Citizens First Bancorp plans to raise $53 million through a rights offering a capital-raising method gaining favor among weak banks.
The Glen Rock, N.J., company, which has been hit by non-performing construction lending, is among a handful of banks that have offered or plan to offer existing shareholders the right to buy common stock at a discount.
Riggs National Corp., Washington, and Equimark Corp., Pittsburgh, paved the way earlier this year, when each raised about $50 million through rights offerings.
Hibernia Corp., New Orleans, which is also awash in bad loans, plans a rights offering, though it has not disclosed the terms. Midlantic Corp., Edison, N.J., is a candidate as well, say analysts. Midlantic officials were unavailable for comment.
Rights offerings are intended for companies that cannot inspire enough investor confidence to support public stock offerings.
"Rights offerings aren't for every bank," said Edward D. Herlihy, as lawyer with Wachtell, Lipton, Rosen & Katz in New York. "But they are a means for raising capital for an undercapitalized institution if the markets are closed to them."
Under Citizen First's rights offering, stockholders will be able to purchase one share for every share they own. The price per share is $2.50, $2 less than the current trading price and well under book value. There are 21.4 million outstanding shares.
If the offer succeeds, the $2.5 billion company will come close to the capital levels required by the Office of the Comptroller of the Currency in a cease-and-desist order issued in 1990.
At the end of the first quarter, the bank's Tier 1 and total capital ratios were 4.57% and 6.65% respectively.
According to analysts, the rights offering would boost the Tier 1 capital ratio to 7.4% and the total capital ratio to 9.8%.
Still, Citizens will fall short of the omptroller's requirement of 8.5% Tier 1 and 10% overall capital, which the bank must reach by mid-1993. Citizens First said it will reach those goals by retaining earnings.

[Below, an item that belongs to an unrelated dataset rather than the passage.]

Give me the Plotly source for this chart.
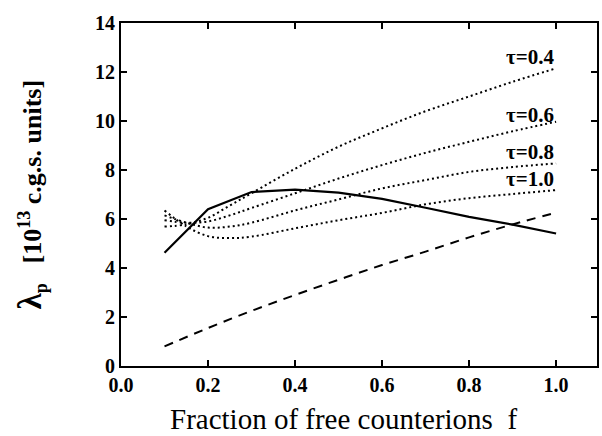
import plotly.graph_objects as go

# ---- data ----
f_solid = [0.1, 0.2, 0.3, 0.4, 0.5, 0.6, 0.7, 0.8, 0.9, 1.0]
lam_solid = [4.62, 6.40, 7.10, 7.20, 7.08, 6.82, 6.46, 6.09, 5.77, 5.41]

f_dashed = [0.1, 0.2, 0.3, 0.4, 0.5, 0.6, 0.7, 0.8, 0.9, 1.0]
lam_dashed = [0.80, 1.55, 2.25, 2.90, 3.52, 4.12, 4.67, 5.25, 5.78, 6.26]

f_tau = [0.1, 0.15, 0.2, 0.25, 0.3, 0.4, 0.5, 0.6, 0.7, 0.8, 0.9, 1.0]
lam_tau04 = [5.69, 5.78, 6.05, 6.55, 7.05, 8.05, 8.95, 9.70, 10.40, 11.00, 11.60, 12.15]
lam_tau06 = [5.95, 5.85, 5.90, 6.15, 6.45, 7.05, 7.65, 8.20, 8.70, 9.15, 9.58, 9.97]
lam_tau08 = [6.15, 5.85, 5.65, 5.69, 5.85, 6.35, 6.80, 7.25, 7.59, 7.92, 8.12, 8.27]
lam_tau10 = [6.35, 5.70, 5.30, 5.22, 5.28, 5.62, 5.95, 6.25, 6.60, 6.85, 7.02, 7.18]

tau_labels = ["τ=0.4", "τ=0.6", "τ=0.8", "τ=1.0"]
tau_label_y = [12.6, 10.24, 8.75, 7.63]

x_ticks = [0.0, 0.2, 0.4, 0.6, 0.8, 1.0]
y_ticks = [0, 2, 4, 6, 8, 10, 12, 14]

FONT = "Liberation Serif"

fig = go.Figure()
for ys in [lam_tau04, lam_tau06, lam_tau08, lam_tau10]:
    fig.add_trace(go.Scatter(x=f_tau, y=ys, mode="lines", line_shape="spline",
                             line=dict(color="black", width=2, dash="2px,3px"),
                             showlegend=False))
fig.add_trace(go.Scatter(x=f_dashed, y=lam_dashed, mode="lines", line_shape="spline",
                         line=dict(color="black", width=2, dash="9px,7px"), showlegend=False))
fig.add_trace(go.Scatter(x=f_solid, y=lam_solid, mode="lines",
                         line=dict(color="black", width=2.2), showlegend=False))

for txt, yv in zip(tau_labels, tau_label_y):
    fig.add_annotation(x=1.0, y=yv, xref="x", yref="y", text=txt, showarrow=False,
                       xanchor="right", yanchor="middle",
                       font=dict(family=FONT, size=21, color="black", weight="bold"))

axis_common = dict(showline=True, linecolor="black", linewidth=2, mirror="ticks",
                   ticks="inside", ticklen=6, tickwidth=1.5, tickcolor="black",
                   showgrid=False, zeroline=False,
                   tickfont=dict(family=FONT, size=20, color="black", weight="bold"))

fig.update_xaxes(range=[0, 1.094], tickvals=x_ticks,
                 ticktext=[f"{v:.1f}" for v in x_ticks], **axis_common)
fig.update_yaxes(range=[0, 14], tickvals=y_ticks,
                 ticktext=[str(v) for v in y_ticks], **axis_common)

fig.add_annotation(x=(344 - 121) / 478, y=-(419 - 366) / 343, xref="paper", yref="paper",
                   text="Fraction of free counterions  f", showarrow=False,
                   xanchor="center", yanchor="middle",
                   font=dict(family=FONT, size=29, color="black"))
fig.add_annotation(x=-(121 - 31) / 478, y=(366 - 195) / 343, xref="paper", yref="paper",
                   text='<span style="font-size:33px">λ</span><sub>p</sub>   [10<sup>13</sup> c.g.s. units]',
                   showarrow=False,
                   textangle=-90, xanchor="center", yanchor="middle",
                   font=dict(family=FONT, size=26, color="black", weight="bold"))

fig.update_layout(width=602, height=436, margin=dict(l=121, r=3, t=23, b=70),
                  paper_bgcolor="white", plot_bgcolor="white")

fig.write_html("out.html")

"We felt it is in the best interest of the shareholders to replenish the capital in the bank and at the same time to protect their ownership in the company," said Rodney T. Verblaauw, president of Citizens First.
The rights offering is being underwritten by Ladenberg, Thalmann & Co. and Keefe, Bruyette & Woods Inc.
Bad loans have taken their toll on earnings and capital. Its worst year was 1990, when it lost $102.4 million and the Tier 1 capital ratio fell to 3.59%. The bank showed modest earnings of $3 million last year.
Last quarter, the bank's non-performing assets appeared stable, suggesting the worst was behind it. The bank earned $11 million in the period.
In the past, banks shied away from rights offerings. They were seen as admissions that a bank's financial condition was worse than suspected.
However, regulators continue to push banks to boost capital. To get there, some banks can only raise money from shareholders, who, it is thought, will invest new money to protect their old money.
"I think these will become increasingly popular," said Thomas Vartanian, a lawyer with Fried, Frank, Harris, Shriver & Jacobson in Washington. "My clients are talking more about this, and I expect we'll see many more offerings in the next year or two."
One problem with rights offerings is that because the shares are offered at a discount, per share earnings are diluted.
Bankers argue that rights offerings do not diminish shareholders' stakes, which protects their dividends. If the banks sold shares to a new investor, the transaction would reduce existing shareholders' ownership stakes.